Google has continued its focus on “public service” projects today by announcing a new AMBER alerts project in conjunction with The National Center For Missing And Exploited Children. This comes after the company set up a “Crisis Page” for those affected by Hurricane Sandy. Google is long-known for providing such services, and this new initiative is a fantastic addition.
What will happen is that when you’re using Google Search or Maps, you’ll see an AMBER Alert if one is in your area. AMBER Alerts let you know when a child has become missing and gives you all of the specific details so that you can keep an eye out, or if you’ve already seen something. Facebook already has a system like this, which is equally great.
Here’s what Google had to say about it:
If you’re using Google Search or Maps on desktop and mobile you’ll see an AMBER Alert if you search for related information in a particular location where a child has recently been abducted and an alert was issued. You’ll also see an alert if you conduct a targeted search for the situation. By increasing the availability of these alerts through our services, we hope that more people will assist in the search for children featured in AMBER Alerts and that the rates of safe recovery will rise.
AMBER Alerts will provide information about the abducted child and any other details about the case as they become available. Additional details could include the make and model of the vehicle he/she was abducted in or information about the alleged abductor.

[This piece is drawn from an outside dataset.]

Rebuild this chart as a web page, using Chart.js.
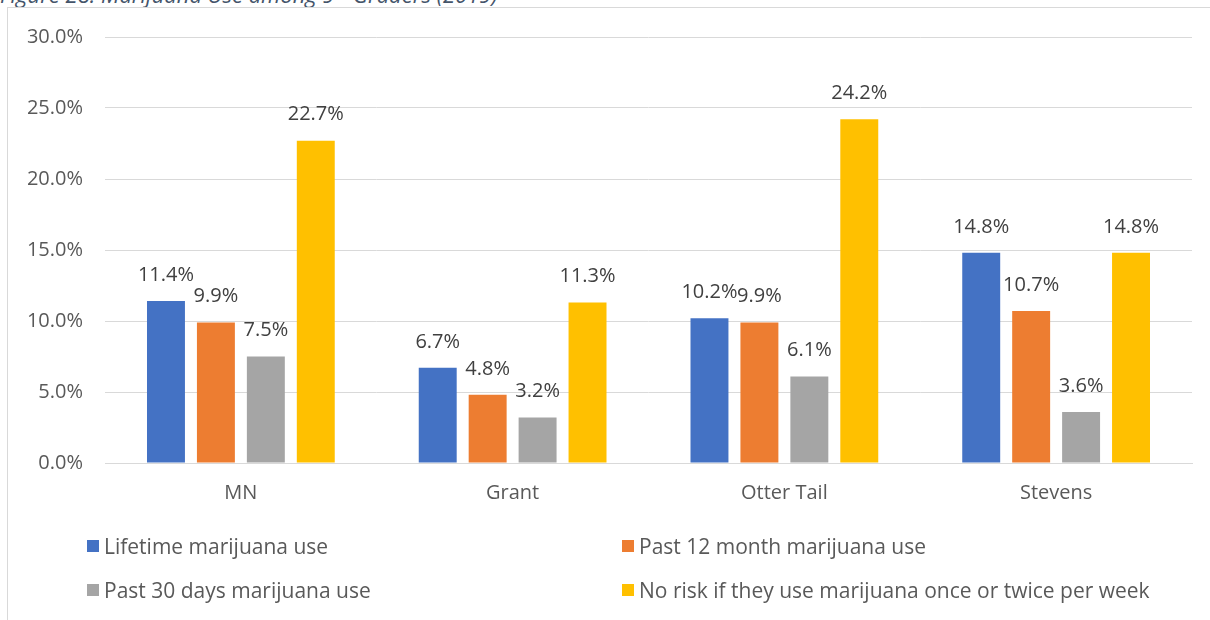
<!DOCTYPE html>
<html>
<head>
<meta charset="utf-8">
<script src="https://cdn.jsdelivr.net/npm/chart.js@4"></script>
<style>
  html, body { margin: 0; padding: 0; background: #fff; }
  #wrap { position: relative; width: 1210px; height: 620px; overflow: hidden; font-family: "Open Sans", sans-serif; }
  #title { position: absolute; left: 0; top: -21px; font-style: italic; font-size: 22px; line-height: 30px; color: #44546a; white-space: nowrap; }
  #title sup { font-size: 14px; line-height: 0; }
  #frame { position: absolute; left: 7px; top: 7px; width: 1220px; height: 640px; border-left: 1px solid #d9d9d9; border-top: 1px solid #d9d9d9; }
  #chart { position: absolute; left: 0; top: 0; }
  .lg { position: absolute; font-size: 21px; color: #595959; white-space: nowrap; display: flex; align-items: center; }
  .lg i { display: inline-block; width: 12px; height: 12px; margin-right: 5px; }
</style>
</head>
<body>
<div id="wrap">
  <div id="title">Figure 28: Marijuana Use among 9<sup>th</sup> Graders (2019)</div>
  <div id="frame"></div>
  <canvas id="chart" width="1210" height="620"></canvas>
  <div id="legend"></div>
</div>
<script>
const categories = ["MN", "Grant", "Otter Tail", "Stevens"];
const seriesNames = [
  "Lifetime marijuana use",
  "Past 12 month marijuana use",
  "Past 30 days marijuana use",
  "No risk if they use marijuana once or twice per week"
];
const lifetimeUse = [11.4, 6.7, 10.2, 14.8];
const past12MonthUse = [9.9, 4.8, 9.9, 10.7];
const past30DaysUse = [7.5, 3.2, 6.1, 3.6];
const noRiskWeekly = [22.7, 11.3, 24.2, 14.8];
const seriesColors = ["#4472c4", "#ed7d31", "#a5a5a5", "#ffc000"];
const yTicks = [0, 5, 10, 15, 20, 25, 30];

const seriesValues = [lifetimeUse, past12MonthUse, past30DaysUse, noRiskWeekly];
const FONT = "'Open Sans', sans-serif";

// Percentage labels above each bar
const barLabels = {
  id: "barLabels",
  afterDatasetsDraw(chart) {
    const ctx = chart.ctx;
    ctx.save();
    ctx.font = "20px " + FONT;
    ctx.fillStyle = "#404040";
    ctx.textAlign = "center";
    ctx.textBaseline = "middle";
    chart.data.datasets.forEach((ds, i) => {
      chart.getDatasetMeta(i).data.forEach((bar, j) => {
        ctx.fillText(ds.data[j].toFixed(1) + "%", bar.x, bar.y - 26);
      });
    });
    ctx.restore();
  }
};

new Chart(document.getElementById("chart"), {
  type: "bar",
  data: {
    labels: categories,
    datasets: seriesNames.map((name, i) => ({
      label: name,
      data: seriesValues[i],
      backgroundColor: seriesColors[i],
      categoryPercentage: 0.735,
      barPercentage: 0.76
    }))
  },
  options: {
    responsive: false,
    animation: false,
    layout: { padding: { left: 7, top: 37, right: 18, bottom: 0 } },
    plugins: { legend: { display: false }, tooltip: { enabled: false } },
    scales: {
      x: {
        grid: { display: false, drawTicks: false },
        border: { color: "#d9d9d9", width: 1 },
        ticks: { color: "#595959", font: { family: FONT, size: 20 }, padding: 18 },
        afterFit(s) { s.height = 157; }
      },
      y: {
        min: 0, max: 30,
        afterBuildTicks(s) { s.ticks = yTicks.map(v => ({ value: v })); },
        grid: { color: "#d9d9d9", lineWidth: 1, drawTicks: false },
        border: { display: false },
        ticks: {
          color: "#595959", font: { family: FONT, size: 20 }, padding: 22,
          callback: v => v.toFixed(1) + "%"
        },
        afterFit(s) { s.width = 98; }
      }
    }
  },
  plugins: [barLabels]
});

// Two-column legend below the plot
const legendPos = [[87, 547], [622, 547], [87, 591], [622, 591]];
const legendEl = document.getElementById("legend");
seriesNames.forEach((name, i) => {
  const d = document.createElement("div");
  d.className = "lg";
  d.style.left = legendPos[i][0] + "px";
  d.style.top = (legendPos[i][1] - 15) + "px";
  d.innerHTML = '<i style="background:' + seriesColors[i] + '"></i>' + name;
  legendEl.appendChild(d);
});
</script>
</body>
</html>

Here’s an example of what you’ll see from the new initiative:
The fact that this is so integrated into Google users’ daily experience is only going to help the association find these missing kids. I would actually love to see more done on the project, basically something that sends your phone alerts or texts as well. Heck, I’d even like to see these alerts in my Google+ stream. Shoot, I wouldn’t mind if these alerts showed up on Google TV, if I had one.
Google said it is also working on bringing the service to Europe and Canada, as well as scaling to more countries. When technology is used for good, everyone in the world wins.